→ What to produce: Show all lines from the data that include the word "this".

→ Supplied information:
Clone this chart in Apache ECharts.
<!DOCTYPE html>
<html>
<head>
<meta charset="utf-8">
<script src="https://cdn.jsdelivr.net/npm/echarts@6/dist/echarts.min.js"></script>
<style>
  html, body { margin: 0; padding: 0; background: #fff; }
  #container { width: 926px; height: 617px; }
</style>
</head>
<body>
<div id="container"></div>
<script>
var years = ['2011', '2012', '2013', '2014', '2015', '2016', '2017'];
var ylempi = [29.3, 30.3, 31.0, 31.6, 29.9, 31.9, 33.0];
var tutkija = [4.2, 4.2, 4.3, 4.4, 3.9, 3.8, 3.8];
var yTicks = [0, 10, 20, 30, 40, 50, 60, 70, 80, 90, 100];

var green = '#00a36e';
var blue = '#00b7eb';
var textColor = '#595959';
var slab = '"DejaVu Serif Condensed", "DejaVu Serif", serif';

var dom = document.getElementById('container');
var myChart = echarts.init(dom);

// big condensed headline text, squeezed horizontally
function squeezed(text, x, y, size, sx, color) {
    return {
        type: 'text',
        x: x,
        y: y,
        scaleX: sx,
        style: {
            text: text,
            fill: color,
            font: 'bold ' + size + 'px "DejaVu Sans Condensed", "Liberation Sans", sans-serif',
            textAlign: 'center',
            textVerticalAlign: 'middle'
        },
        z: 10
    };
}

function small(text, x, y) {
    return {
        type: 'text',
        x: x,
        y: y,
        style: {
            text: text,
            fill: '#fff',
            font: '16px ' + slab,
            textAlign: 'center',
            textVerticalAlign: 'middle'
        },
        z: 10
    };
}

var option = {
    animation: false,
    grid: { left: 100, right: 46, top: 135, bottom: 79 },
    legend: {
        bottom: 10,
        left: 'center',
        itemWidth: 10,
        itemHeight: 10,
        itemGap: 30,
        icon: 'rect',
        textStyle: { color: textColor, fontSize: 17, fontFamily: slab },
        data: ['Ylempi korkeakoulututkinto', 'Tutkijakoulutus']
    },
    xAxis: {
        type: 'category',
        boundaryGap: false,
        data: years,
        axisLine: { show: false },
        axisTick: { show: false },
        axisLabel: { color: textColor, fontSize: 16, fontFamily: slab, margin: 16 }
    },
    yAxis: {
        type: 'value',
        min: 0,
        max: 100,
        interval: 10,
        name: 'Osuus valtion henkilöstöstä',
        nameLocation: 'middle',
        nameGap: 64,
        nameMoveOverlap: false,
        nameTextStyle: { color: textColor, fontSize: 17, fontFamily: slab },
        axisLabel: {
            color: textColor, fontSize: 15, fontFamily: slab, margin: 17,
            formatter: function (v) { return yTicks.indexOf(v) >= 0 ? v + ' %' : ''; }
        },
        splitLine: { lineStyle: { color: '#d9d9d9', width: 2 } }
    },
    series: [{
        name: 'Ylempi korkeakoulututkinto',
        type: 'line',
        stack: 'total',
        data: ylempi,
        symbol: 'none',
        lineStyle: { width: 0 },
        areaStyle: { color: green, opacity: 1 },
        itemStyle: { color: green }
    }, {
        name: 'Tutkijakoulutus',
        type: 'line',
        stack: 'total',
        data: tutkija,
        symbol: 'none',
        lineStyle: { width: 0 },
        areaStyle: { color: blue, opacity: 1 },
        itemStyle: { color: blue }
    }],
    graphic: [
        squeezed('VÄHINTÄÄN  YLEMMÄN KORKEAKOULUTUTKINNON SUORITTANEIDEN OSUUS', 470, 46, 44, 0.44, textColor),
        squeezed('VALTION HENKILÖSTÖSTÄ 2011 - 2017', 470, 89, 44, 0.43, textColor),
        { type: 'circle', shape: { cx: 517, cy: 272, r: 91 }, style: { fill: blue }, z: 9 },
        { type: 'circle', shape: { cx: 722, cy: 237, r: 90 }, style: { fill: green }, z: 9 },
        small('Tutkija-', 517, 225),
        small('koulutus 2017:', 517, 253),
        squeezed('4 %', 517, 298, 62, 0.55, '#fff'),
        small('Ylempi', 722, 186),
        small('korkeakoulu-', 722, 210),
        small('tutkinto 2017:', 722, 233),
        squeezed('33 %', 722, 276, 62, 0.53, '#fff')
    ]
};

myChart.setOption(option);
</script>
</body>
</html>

* * *

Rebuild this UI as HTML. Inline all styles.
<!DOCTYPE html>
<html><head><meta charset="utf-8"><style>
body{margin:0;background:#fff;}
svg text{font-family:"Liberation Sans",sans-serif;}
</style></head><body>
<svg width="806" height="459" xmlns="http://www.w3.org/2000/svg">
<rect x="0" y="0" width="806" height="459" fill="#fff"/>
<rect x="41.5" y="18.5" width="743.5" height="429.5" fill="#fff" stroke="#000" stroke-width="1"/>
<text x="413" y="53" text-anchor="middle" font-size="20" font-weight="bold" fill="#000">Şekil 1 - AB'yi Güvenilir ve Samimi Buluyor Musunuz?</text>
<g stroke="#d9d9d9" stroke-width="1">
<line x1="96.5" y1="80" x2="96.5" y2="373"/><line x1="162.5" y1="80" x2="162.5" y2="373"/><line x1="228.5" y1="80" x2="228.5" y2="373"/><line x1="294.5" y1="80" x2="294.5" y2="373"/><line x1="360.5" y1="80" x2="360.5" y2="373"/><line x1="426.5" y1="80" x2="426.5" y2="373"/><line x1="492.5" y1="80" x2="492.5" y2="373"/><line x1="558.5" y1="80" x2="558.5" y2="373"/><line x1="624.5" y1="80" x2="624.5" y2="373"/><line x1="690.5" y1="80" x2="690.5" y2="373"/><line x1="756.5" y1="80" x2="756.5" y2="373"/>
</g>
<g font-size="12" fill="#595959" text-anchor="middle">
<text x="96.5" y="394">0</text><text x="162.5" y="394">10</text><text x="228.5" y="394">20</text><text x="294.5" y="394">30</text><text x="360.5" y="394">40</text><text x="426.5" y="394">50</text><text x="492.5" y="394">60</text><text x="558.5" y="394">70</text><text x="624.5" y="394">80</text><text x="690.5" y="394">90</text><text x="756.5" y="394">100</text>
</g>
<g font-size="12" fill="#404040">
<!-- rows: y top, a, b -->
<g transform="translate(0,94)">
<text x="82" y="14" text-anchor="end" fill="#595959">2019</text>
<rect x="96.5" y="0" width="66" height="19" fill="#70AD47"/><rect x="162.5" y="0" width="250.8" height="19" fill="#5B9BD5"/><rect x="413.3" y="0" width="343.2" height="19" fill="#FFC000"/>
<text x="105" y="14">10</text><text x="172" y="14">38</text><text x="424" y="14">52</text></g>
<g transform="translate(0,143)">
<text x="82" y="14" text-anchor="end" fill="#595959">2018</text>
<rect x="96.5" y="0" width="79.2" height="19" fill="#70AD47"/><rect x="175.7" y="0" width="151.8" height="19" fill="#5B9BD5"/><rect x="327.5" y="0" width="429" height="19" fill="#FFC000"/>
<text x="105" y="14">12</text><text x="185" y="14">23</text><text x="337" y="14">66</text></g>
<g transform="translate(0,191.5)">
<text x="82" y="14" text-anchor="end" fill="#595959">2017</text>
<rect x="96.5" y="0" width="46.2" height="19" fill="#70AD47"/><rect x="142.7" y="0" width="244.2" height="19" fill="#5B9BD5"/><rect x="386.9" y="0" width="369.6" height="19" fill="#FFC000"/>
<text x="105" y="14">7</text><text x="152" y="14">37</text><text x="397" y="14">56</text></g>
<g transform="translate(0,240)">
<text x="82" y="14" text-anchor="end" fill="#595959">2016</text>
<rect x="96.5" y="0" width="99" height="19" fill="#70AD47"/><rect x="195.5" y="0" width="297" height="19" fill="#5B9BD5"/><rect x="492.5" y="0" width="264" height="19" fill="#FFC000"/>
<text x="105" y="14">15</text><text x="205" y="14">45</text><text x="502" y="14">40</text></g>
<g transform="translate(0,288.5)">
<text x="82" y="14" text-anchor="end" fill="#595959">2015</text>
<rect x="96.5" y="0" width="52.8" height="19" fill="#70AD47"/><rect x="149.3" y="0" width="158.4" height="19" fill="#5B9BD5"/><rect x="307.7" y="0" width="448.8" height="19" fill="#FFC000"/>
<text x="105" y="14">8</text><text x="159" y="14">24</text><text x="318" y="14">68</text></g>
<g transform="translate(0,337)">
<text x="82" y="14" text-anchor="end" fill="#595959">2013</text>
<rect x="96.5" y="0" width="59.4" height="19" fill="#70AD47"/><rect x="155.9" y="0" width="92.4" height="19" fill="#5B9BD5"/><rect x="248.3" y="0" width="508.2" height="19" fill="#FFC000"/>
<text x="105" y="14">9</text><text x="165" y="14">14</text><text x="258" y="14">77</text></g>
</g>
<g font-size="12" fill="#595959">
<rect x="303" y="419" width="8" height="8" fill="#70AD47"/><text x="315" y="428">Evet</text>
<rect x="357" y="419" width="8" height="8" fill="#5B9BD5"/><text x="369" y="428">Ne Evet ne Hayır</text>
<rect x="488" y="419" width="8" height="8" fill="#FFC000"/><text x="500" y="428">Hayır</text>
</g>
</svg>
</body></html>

→ Finished exercise:
Clone this chart in Apache ECharts.
Rebuild this UI as HTML. Inline all styles.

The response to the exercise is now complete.